Player Watch: Johnny Flynn

NIFL Premiership

Ballymena United v Glentoran 16th September 2017

Centre back Johnny Flynn lined up on the left side of a 3-5-2 formation against Glentoran on a wet and unwelcome afternoon under Slemish mountain. He had Michael Gault beside him and Kyle Owens beyond him as partners.

It took nearly seven or eight minutes in before he was called into meaningful action where he was called upon to deal with Curtis Allen. Allen had received the ball at the end of a tidy Glentoran move and whilst far from being on his own, his basic defence of always being in front of his opponent ensured a tame shot for the goalkeeper. After that for a while his main activity was dealing with windblown awkward bouncing balls which he usually fielded to his wing back Stephen McCullough.

Glentoran’s forwards were playing more to their left which meant Owens and Gault were the busier defenders but he still had to block a shot from McDaid. Halfway through the first half he made a big decision to come completely over to the right to intercept a long ball to McGuigan which called on his experience and decision-making. His team went 1-0 down when his goalkeeper unsuccessfully came for a free kick which should have been left to his defenders though Flynn was not in that batch.

He spent a fair bit of time covering possible eventualities and was on hand when a slip by Gault could have caused a problem, but Flynn was on hand to deal with it. After making a good tackle on McDaid his first mistake came when he headed a deep ball perhaps a bit short to McCullough. The wing-back in his own half was forced to foul and received a yellow card for his trouble. His sense of possible danger was again illustrated when goalkeeper Brennan dropped a deep cross but he was at hand to avert any threat.

He supported his busier partners well in clearing tackles and held his position well to maintain the shape of the team. Not being the quickest of players this was vitally important in a system where lack of pace can be exposed. A nudge in the back which he got away with on McDaid saved a possible moment of danger but he was winning his battles with the young forward through strength, experience and positioning by and large.

Being behind from the 27th minute, Ballymena had upped the energy levels and attacked Glentoran more forcefully. Thus the back line had to push up to avoid gaps forming from the midfield. He was involved in two shuddering clashes. One of heads with McDaid and another big crash with McGuigan which called on judgement and bravery as the visitors had started putting longer counter balls down his avenue. It took McGuigan longer to shake his injury off but Flynn certainly felt it too.

In a repeat of his first half short header, he did the same over on the right touchline when Curtis Allen was the grateful recipient. Perhaps he might have been better leaving the ball to touch though his reading of the exposed right flank was correct in the first place. Robbie McDaid was now permanently on the right perhaps sensing a pace exploitation but there was no run or ball that caused huge problems for Flynn and he fielded most issues coming his way, including blocking a McGuigan cross for a corner when his team were stretched deep into the game.

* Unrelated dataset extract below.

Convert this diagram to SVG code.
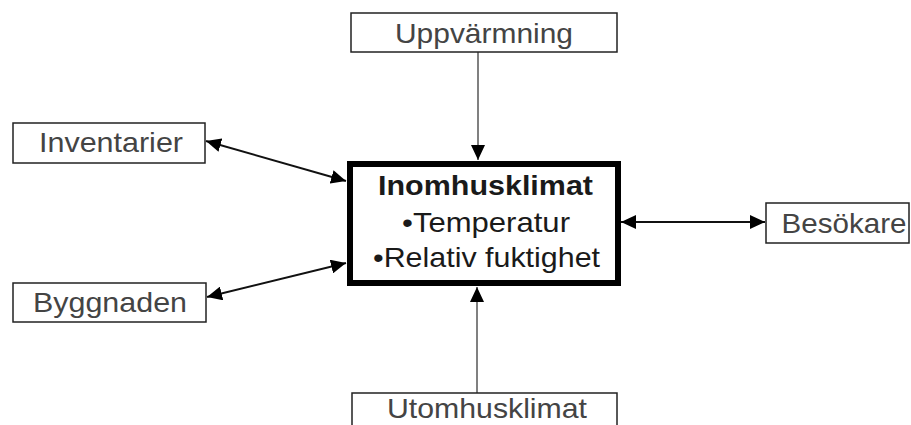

Johnny Flynn can be pleased with his showing. He held up the left flank solidly, won his headers and his distribution did not cause any serious issues for his side. The middle goal for Glentoran came at the right hand side of the defence rather than his side. I feel his main job was ensuring that Glentoran did not get in behind him or beat him for pace when the defensive line was higher up the pitch. To ensure this he had to put in a couple of big tackles which he really had to get right and he certainly did that.